Specification vs implementation
With non-trivial compression techniques (and all techniques I tried are non-trivial) you must make a difference between a specification and an implementation. The specification defines how the compressed bitstream looks like, and suggests how the data can be compressed. I.e. it specifies if motion vectors can be stored with subpixel precision or if B-frames are possible. The implementation does the actual work of compressing the data. It has a large degree of freedom e.g. it lets you choose between several motion estimation methods or techniques for quantization or rate control. If you fully read and understood all specifications, you can make a rough estimation, which specification allows more powerful compression. But if you want numbers, you can only compare implementations.
This implies, that statements like "Dirac is better than H.264" (or vice versa) are inherently idiotic.
Candidates
- libschroedinger-1.0.9
- libtheora-1.1.0
- x264 git version from 2010-03-19
If compression algorithms are completely different, it's not easy to find comparable codec parameters. Some codecs are very good for VBR encoding but suck when forced to CBR. Some codecs are optimized for low-bitrate, others are work better at higher bitrates. Therefore I decided for very simple test rules:
- All codec settings are set to their defaults found in the sourcecode of the libraries. This leaves the decision of good parameters to the developers of the libraries. I upgraded the codec parameters in libquicktime and the gmerlin encoding plugins for the newest library versions.
- The only parameter, which is changed, corresponds to the global quality of the compression (all libraries have such a parameter). Multiple files are encoded with different quality settings.

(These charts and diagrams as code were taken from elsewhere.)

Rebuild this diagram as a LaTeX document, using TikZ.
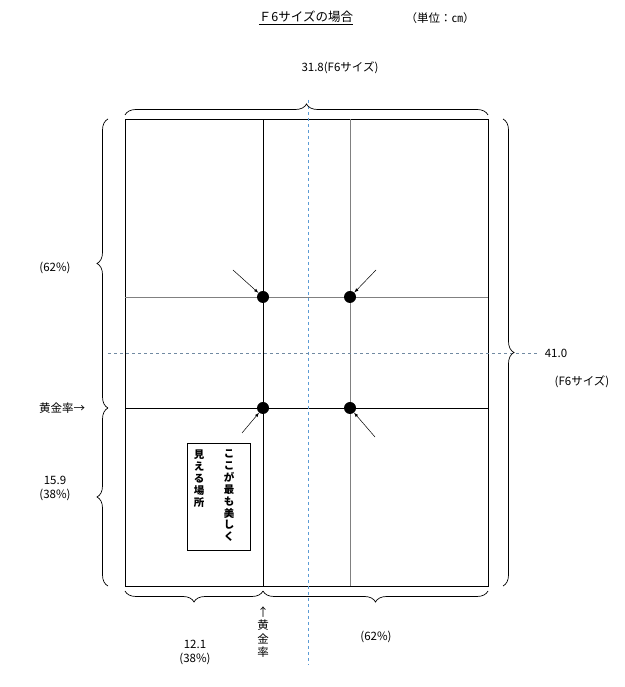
\documentclass[tikz,border=0pt]{standalone}
\usepackage{fontspec}
\setmainfont{Liberation Serif}
\newfontfamily\jfont{Noto Sans CJK JP}
\usetikzlibrary{decorations.pathreplacing}
\definecolor{dashBlue}{RGB}{91,155,213}
\tikzset{
  lbl/.style={inner sep=0pt, font=\jfont\fontsize{11.5}{14}\selectfont},
  vtext/.style={lbl, align=center, font=\jfont\fontsize{11.5}{13.5}\selectfont},
  brc/.style={decorate, decoration={brace, amplitude=11pt}, line width=0.7pt},
  dot/.style={circle, fill=black, inner sep=0pt, minimum size=12pt},
  pt/.style={-latex, line width=0.5pt}
}
\begin{document}
\begin{tikzpicture}[x=1pt,y=1pt]
\path[use as bounding box] (0,0) rectangle (624,687);
% frame and golden lines
\draw[line width=0.8pt] (125,101) rectangle (488,568);
\draw[line width=0.8pt] (263,101) -- (263,568);
\draw[gray, line width=0.6pt] (350,101) -- (350,568);
\draw[gray, line width=0.6pt] (125,390) -- (488,390);
\draw[line width=0.8pt] (125,279) -- (488,279);
% centre lines
\draw[dashBlue, dashed, line width=0.6pt] (308,587) -- (308,22);
\draw[gray!60!dashBlue, dashed, line width=0.6pt] (108,334) -- (538,334);
% points
\node[dot] (p1) at (263,390) {};
\node[dot] (p2) at (350,390) {};
\node[dot] (p3) at (263,279) {};
\node[dot] (p4) at (350,279) {};
\coordinate (a1) at (233,417);
\coordinate (a2) at (376,417);
\coordinate (a3) at (242,254);
\coordinate (a4) at (375,250);
\draw[pt] (a1) -- (p1);
\draw[pt] (a2) -- (p2);
\draw[pt] (a3) -- (p3);
\draw[pt] (a4) -- (p4);
% braces
\draw[brc] (125,572) -- (488,572);
\draw[brc] (108,279) -- (108,568);
\draw[brc] (108,101) -- (108,279);
\draw[brc] (503,568) -- (503,101);
\draw[brc] (263,96) -- (125,96);
\draw[brc] (488,96) -- (263,96);
\node[lbl] (w) at (340,619) {31.8(F6サイズ)};
\node[lbl] (u) at (55,419) {(62\%)};
\node[lbl, align=center] (l) at (55,199) {15.9\\(38\%)};
\node[lbl] (h) at (556,334) {41.0};
\node[lbl] (hs) at (582,305) {(F6サイズ)};
\node[lbl, align=center] (bl) at (195,35) {12.1\\(38\%)};
\node[lbl] (br) at (376,50) {(62\%)};
% golden ratio marks
\node[lbl] (gl) at (62,279) {黄金率→};
\node[vtext] (gb) at (263,55) {↑\\黄\\金\\率};
% note box
\draw[line width=0.6pt] (187,137) rectangle (250,244);
\node[vtext, font=\jfont\bfseries\fontsize{10.5}{11.8}\selectfont, anchor=north] (n1) at (229,237) {こ\\こ\\が\\最\\も\\美\\し\\く};
\node[vtext, font=\jfont\bfseries\fontsize{10.5}{11.8}\selectfont, anchor=north] (n2) at (199,237) {見\\え\\る\\場\\所};
% title
\node[lbl, font=\jfont\fontsize{12.5}{15}\selectfont] (t) at (306,669) {\underline{Ｆ6サイズの場合}};
\node[lbl] (unit) at (440,669) {（単位：㎝）};
\end{tikzpicture}
\end{document}
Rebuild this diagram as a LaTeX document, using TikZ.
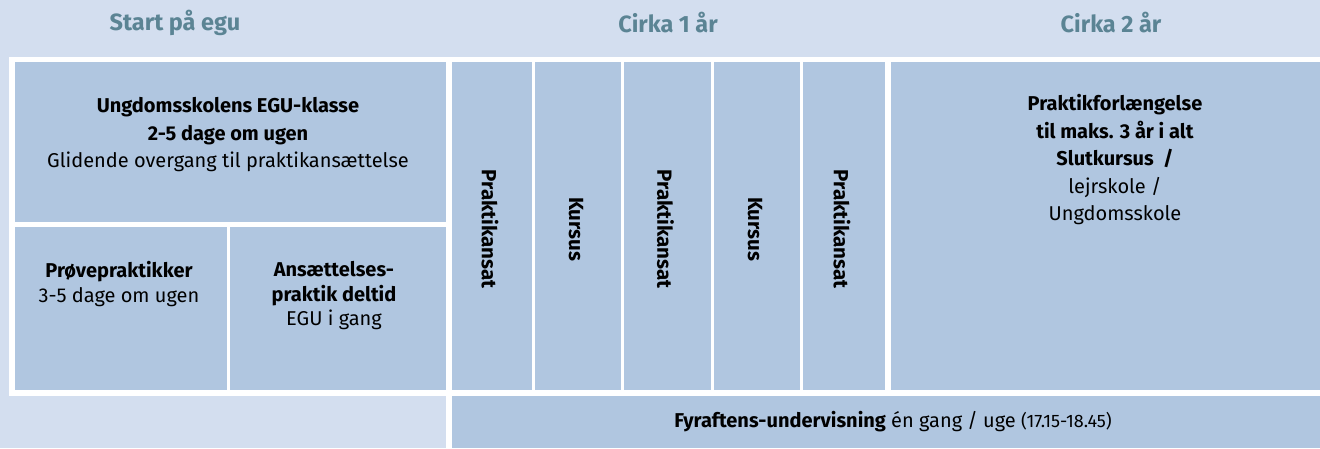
\documentclass[tikz,border=0pt]{standalone}
\usepackage{fontspec}
\setmainfont{Fira Sans}
\usetikzlibrary{positioning}
\definecolor{bgblue}{HTML}{D3DEEF}
\definecolor{boxblue}{HTML}{B0C6E0}
\definecolor{headteal}{HTML}{5B8494}
\tikzstyle{hd}=[text=headteal,font=\fontsize{23.5}{26}\selectfont\bfseries]
\tikzstyle{txt}=[align=center,font=\fontsize{20}{27.5}\selectfont]
\tikzstyle{txs}=[align=center,font=\fontsize{20}{24.5}\selectfont]
\tikzstyle{vt}=[rotate=-90,font=\fontsize{20.5}{24}\selectfont\bfseries]

\begin{document}
\begin{tikzpicture}[x=1pt,y=-1pt]
\fill[bgblue] (0,0) rectangle (1320,448);
\useasboundingbox (0,0) rectangle (1320,448);
\fill[white] (9,57) rectangle (1320,396);
\fill[white] (446,57) rectangle (452,448);
\node[hd] (start) at (175,23) {Start på egu};
\node[hd] (cirka1) at (668,23) {Cirka 1 år};
\node[hd] (cirka2) at (1111,23) {Cirka 2 år};
\fill[boxblue] (15,62) rectangle (446,222);
\node[txt] (egu) at (228,135) {\textbf{Ungdomsskolens EGU-klasse}\\ \textbf{2-5 dage om ugen}\\ Glidende overgang til praktikansættelse};
\fill[boxblue] (15,227) rectangle (227,390);
\fill[boxblue] (230,227) rectangle (446,390);
\node[txs,anchor=north] (proeve) at (119,258) {\textbf{Prøvepraktikker}\\ 3-5 dage om ugen};
\node[txs,anchor=north] (ansat) at (334,258) {\textbf{Ansættelses-}\\ \textbf{praktik deltid}\\ EGU i gang};
\foreach \a/\b/\t [count=\i] in {452/532/Praktikansat,535/621/Kursus,624/711/Praktikansat,714/800/Kursus,803/885/Praktikansat} {
\fill[boxblue] (\a,62) rectangle (\b,390);
\node[vt] (col\i) at ({(\a+\b)/2-2},229) {\t};}
\fill[boxblue] (891,62) rectangle (1320,390);
\node[txt] (forl) at (1115,160) {\textbf{Praktikforlængelse}\\ \textbf{til maks. 3 år i alt}\\ \textbf{Slutkursus~~/}\\ lejrskole /\\ Ungdomsskole};
\fill[boxblue] (452,396) rectangle (1320,448);
\node[font=\fontsize{20}{24}\selectfont] (fyr) at (893,422) {\textbf{Fyraftens-undervisning} én gang / uge {\fontsize{18}{20}\selectfont(17.15-18.45)}};
\end{tikzpicture}
\end{document}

- From the encoded files the average bitrate is calculated and the quality (PSNR and MSSIM) is plotted as a function of the average bitrate.
Some lossless sequences in y4m format can be downloaded from the xiph site. I wanted a file, which has fast global motion as well as slower changing parts. Also the uncompressed size shouldn't be too large to keep the transcoding- and analysis time at a reasonable level. Therefore I decided to use the foreman. Of course for a better estimation you would need much more and longer sequences. Feel free to repeat the experiment with other files and tell about the results.
Analysis tool
I wrote a small tool
gmerlin_vanalyze
, which is called with the original and encoded files as only arguments. It will then output something like:0 33385 47.137417 0.992292
1 17713 45.936294 0.989990
2 17693 45.998659 0.990233
3 17361 46.008802 0.990297
4 19253 46.144632 0.990582
5 19005 46.179699 0.990648
....
295 24454 45.174282 0.993100
296 23841 44.653152 0.992318
297 20966 43.848303 0.991013
298 13941 41.996157 0.987494
299 11682 41.852630 0.987321
# Average values
# birate PSNR SSIM
# 4941941.26 46.075177 0.991434
Each line consists of:
- Frame number
- Compressed size of this frame in bytes
- Luminance PSNR in dB of this frame
- Mean SSIM of this frame
You can get this tool if you upgrade gavl, gmerlin and gmerlin-avdecoder from CVS. It makes use of a brand new feature (extracting compressed frames), which is needed for the video bitrate calculation (i.e. without the overhead from the container).
Results
See below for the PSNR and MSSIM results for the 3 libraries.
Conclusion
The quality vs. bitrate differences are surprisingly small. While x264 still wins, the royality free versions lag behind by just 2-3 dB of PSNR. Also surprising is that libtheora and libschroedinger are so close together given the fact, that Dirac has e.g. B-frames, while theora has just I- and P-frames. Depending on your point of view, this is good news for libtheora or bad news for libschroedinger
Another question is of course, if this comparison is completely fair. A further project could now be to take the codecs and tweak single parameters to check, how the quality can be improved. Also one might add other criteria like encoding-/decoding speed as well. Making tests with different types of footage would also give more insight.
To summarize that, I don't state that these numbers are the final wisdom. But at least they are numbers, and neither propaganda nor marketing.